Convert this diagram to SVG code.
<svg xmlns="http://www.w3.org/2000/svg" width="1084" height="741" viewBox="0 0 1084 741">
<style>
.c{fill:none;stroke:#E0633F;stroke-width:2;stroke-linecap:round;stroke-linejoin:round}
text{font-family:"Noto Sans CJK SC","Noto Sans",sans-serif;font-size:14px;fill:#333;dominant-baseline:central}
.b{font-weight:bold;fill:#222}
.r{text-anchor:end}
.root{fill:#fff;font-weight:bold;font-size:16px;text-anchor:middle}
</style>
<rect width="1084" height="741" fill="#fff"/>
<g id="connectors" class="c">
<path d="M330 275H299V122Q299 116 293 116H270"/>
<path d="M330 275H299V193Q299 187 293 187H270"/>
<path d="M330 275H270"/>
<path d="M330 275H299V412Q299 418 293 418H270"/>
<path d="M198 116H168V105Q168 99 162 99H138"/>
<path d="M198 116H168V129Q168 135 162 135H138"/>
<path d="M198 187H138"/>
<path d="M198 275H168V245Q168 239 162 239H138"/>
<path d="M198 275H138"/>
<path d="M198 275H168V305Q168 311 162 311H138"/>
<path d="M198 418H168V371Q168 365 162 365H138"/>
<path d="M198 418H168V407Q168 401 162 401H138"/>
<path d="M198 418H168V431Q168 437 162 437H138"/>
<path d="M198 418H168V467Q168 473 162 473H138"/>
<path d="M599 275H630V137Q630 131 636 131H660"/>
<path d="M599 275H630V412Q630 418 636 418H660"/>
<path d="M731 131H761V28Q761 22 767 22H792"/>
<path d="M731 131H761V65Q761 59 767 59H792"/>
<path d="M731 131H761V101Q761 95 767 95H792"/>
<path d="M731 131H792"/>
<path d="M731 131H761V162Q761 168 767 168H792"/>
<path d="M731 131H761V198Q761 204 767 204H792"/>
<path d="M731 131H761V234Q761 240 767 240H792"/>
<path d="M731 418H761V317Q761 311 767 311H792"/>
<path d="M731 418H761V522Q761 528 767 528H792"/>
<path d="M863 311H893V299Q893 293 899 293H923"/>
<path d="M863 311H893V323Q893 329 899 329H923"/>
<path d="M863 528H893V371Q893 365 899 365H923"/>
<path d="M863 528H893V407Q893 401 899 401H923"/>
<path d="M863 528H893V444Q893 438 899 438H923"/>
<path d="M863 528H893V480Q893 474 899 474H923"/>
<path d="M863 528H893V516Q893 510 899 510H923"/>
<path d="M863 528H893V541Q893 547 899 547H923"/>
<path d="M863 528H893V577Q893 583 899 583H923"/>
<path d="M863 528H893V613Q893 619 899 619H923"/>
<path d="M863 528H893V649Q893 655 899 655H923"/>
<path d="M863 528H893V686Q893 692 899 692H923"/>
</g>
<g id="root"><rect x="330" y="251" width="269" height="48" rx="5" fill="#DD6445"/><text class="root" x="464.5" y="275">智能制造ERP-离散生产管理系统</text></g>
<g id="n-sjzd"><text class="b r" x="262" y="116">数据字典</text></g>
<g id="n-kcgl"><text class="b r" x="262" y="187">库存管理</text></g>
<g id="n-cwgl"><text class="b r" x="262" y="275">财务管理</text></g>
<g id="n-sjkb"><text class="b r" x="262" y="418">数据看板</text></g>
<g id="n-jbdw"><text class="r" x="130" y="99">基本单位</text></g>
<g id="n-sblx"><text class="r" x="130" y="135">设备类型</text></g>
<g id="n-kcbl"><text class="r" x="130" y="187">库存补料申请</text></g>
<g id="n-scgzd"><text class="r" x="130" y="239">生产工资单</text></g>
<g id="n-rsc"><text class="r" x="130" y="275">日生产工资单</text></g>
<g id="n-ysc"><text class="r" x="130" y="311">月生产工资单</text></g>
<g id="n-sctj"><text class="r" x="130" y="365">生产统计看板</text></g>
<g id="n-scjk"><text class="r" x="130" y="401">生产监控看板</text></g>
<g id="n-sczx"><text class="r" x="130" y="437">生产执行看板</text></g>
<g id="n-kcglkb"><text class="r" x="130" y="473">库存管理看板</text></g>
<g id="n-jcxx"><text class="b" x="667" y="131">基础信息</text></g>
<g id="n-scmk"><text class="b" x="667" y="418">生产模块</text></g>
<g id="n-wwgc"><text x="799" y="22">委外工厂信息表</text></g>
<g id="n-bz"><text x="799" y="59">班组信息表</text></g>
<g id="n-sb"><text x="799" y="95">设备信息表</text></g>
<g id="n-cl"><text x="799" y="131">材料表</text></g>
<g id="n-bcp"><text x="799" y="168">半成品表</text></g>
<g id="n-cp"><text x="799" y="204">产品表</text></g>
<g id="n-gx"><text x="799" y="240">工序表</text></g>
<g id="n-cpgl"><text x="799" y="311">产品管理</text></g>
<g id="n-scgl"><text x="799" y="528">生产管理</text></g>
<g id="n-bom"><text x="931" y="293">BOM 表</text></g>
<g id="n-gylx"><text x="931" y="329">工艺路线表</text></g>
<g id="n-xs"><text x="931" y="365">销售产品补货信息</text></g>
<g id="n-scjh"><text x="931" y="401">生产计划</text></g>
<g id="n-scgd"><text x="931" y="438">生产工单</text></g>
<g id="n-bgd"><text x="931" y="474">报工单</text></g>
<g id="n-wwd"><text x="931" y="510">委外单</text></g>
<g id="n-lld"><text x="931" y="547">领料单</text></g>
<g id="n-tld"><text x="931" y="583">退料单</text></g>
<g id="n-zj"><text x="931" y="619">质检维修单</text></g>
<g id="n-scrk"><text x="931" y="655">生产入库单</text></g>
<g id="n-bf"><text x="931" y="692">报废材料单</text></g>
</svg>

■ **Short exercise**: Write out the data again, exactly and in full.

■ **Response to the exercise**:
Convert this diagram to SVG code.
<svg xmlns="http://www.w3.org/2000/svg" width="1084" height="741" viewBox="0 0 1084 741">
<style>
.c{fill:none;stroke:#E0633F;stroke-width:2;stroke-linecap:round;stroke-linejoin:round}
text{font-family:"Noto Sans CJK SC","Noto Sans",sans-serif;font-size:14px;fill:#333;dominant-baseline:central}
.b{font-weight:bold;fill:#222}
.r{text-anchor:end}
.root{fill:#fff;font-weight:bold;font-size:16px;text-anchor:middle}
</style>
<rect width="1084" height="741" fill="#fff"/>
<g id="connectors" class="c">
<path d="M330 275H299V122Q299 116 293 116H270"/>
<path d="M330 275H299V193Q299 187 293 187H270"/>
<path d="M330 275H270"/>
<path d="M330 275H299V412Q299 418 293 418H270"/>
<path d="M198 116H168V105Q168 99 162 99H138"/>
<path d="M198 116H168V129Q168 135 162 135H138"/>
<path d="M198 187H138"/>
<path d="M198 275H168V245Q168 239 162 239H138"/>
<path d="M198 275H138"/>
<path d="M198 275H168V305Q168 311 162 311H138"/>
<path d="M198 418H168V371Q168 365 162 365H138"/>
<path d="M198 418H168V407Q168 401 162 401H138"/>
<path d="M198 418H168V431Q168 437 162 437H138"/>
<path d="M198 418H168V467Q168 473 162 473H138"/>
<path d="M599 275H630V137Q630 131 636 131H660"/>
<path d="M599 275H630V412Q630 418 636 418H660"/>
<path d="M731 131H761V28Q761 22 767 22H792"/>
<path d="M731 131H761V65Q761 59 767 59H792"/>
<path d="M731 131H761V101Q761 95 767 95H792"/>
<path d="M731 131H792"/>
<path d="M731 131H761V162Q761 168 767 168H792"/>
<path d="M731 131H761V198Q761 204 767 204H792"/>
<path d="M731 131H761V234Q761 240 767 240H792"/>
<path d="M731 418H761V317Q761 311 767 311H792"/>
<path d="M731 418H761V522Q761 528 767 528H792"/>
<path d="M863 311H893V299Q893 293 899 293H923"/>
<path d="M863 311H893V323Q893 329 899 329H923"/>
<path d="M863 528H893V371Q893 365 899 365H923"/>
<path d="M863 528H893V407Q893 401 899 401H923"/>
<path d="M863 528H893V444Q893 438 899 438H923"/>
<path d="M863 528H893V480Q893 474 899 474H923"/>
<path d="M863 528H893V516Q893 510 899 510H923"/>
<path d="M863 528H893V541Q893 547 899 547H923"/>
<path d="M863 528H893V577Q893 583 899 583H923"/>
<path d="M863 528H893V613Q893 619 899 619H923"/>
<path d="M863 528H893V649Q893 655 899 655H923"/>
<path d="M863 528H893V686Q893 692 899 692H923"/>
</g>
<g id="root"><rect x="330" y="251" width="269" height="48" rx="5" fill="#DD6445"/><text class="root" x="464.5" y="275">智能制造ERP-离散生产管理系统</text></g>
<g id="n-sjzd"><text class="b r" x="262" y="116">数据字典</text></g>
<g id="n-kcgl"><text class="b r" x="262" y="187">库存管理</text></g>
<g id="n-cwgl"><text class="b r" x="262" y="275">财务管理</text></g>
<g id="n-sjkb"><text class="b r" x="262" y="418">数据看板</text></g>
<g id="n-jbdw"><text class="r" x="130" y="99">基本单位</text></g>
<g id="n-sblx"><text class="r" x="130" y="135">设备类型</text></g>
<g id="n-kcbl"><text class="r" x="130" y="187">库存补料申请</text></g>
<g id="n-scgzd"><text class="r" x="130" y="239">生产工资单</text></g>
<g id="n-rsc"><text class="r" x="130" y="275">日生产工资单</text></g>
<g id="n-ysc"><text class="r" x="130" y="311">月生产工资单</text></g>
<g id="n-sctj"><text class="r" x="130" y="365">生产统计看板</text></g>
<g id="n-scjk"><text class="r" x="130" y="401">生产监控看板</text></g>
<g id="n-sczx"><text class="r" x="130" y="437">生产执行看板</text></g>
<g id="n-kcglkb"><text class="r" x="130" y="473">库存管理看板</text></g>
<g id="n-jcxx"><text class="b" x="667" y="131">基础信息</text></g>
<g id="n-scmk"><text class="b" x="667" y="418">生产模块</text></g>
<g id="n-wwgc"><text x="799" y="22">委外工厂信息表</text></g>
<g id="n-bz"><text x="799" y="59">班组信息表</text></g>
<g id="n-sb"><text x="799" y="95">设备信息表</text></g>
<g id="n-cl"><text x="799" y="131">材料表</text></g>
<g id="n-bcp"><text x="799" y="168">半成品表</text></g>
<g id="n-cp"><text x="799" y="204">产品表</text></g>
<g id="n-gx"><text x="799" y="240">工序表</text></g>
<g id="n-cpgl"><text x="799" y="311">产品管理</text></g>
<g id="n-scgl"><text x="799" y="528">生产管理</text></g>
<g id="n-bom"><text x="931" y="293">BOM 表</text></g>
<g id="n-gylx"><text x="931" y="329">工艺路线表</text></g>
<g id="n-xs"><text x="931" y="365">销售产品补货信息</text></g>
<g id="n-scjh"><text x="931" y="401">生产计划</text></g>
<g id="n-scgd"><text x="931" y="438">生产工单</text></g>
<g id="n-bgd"><text x="931" y="474">报工单</text></g>
<g id="n-wwd"><text x="931" y="510">委外单</text></g>
<g id="n-lld"><text x="931" y="547">领料单</text></g>
<g id="n-tld"><text x="931" y="583">退料单</text></g>
<g id="n-zj"><text x="931" y="619">质检维修单</text></g>
<g id="n-scrk"><text x="931" y="655">生产入库单</text></g>
<g id="n-bf"><text x="931" y="692">报废材料单</text></g>
</svg>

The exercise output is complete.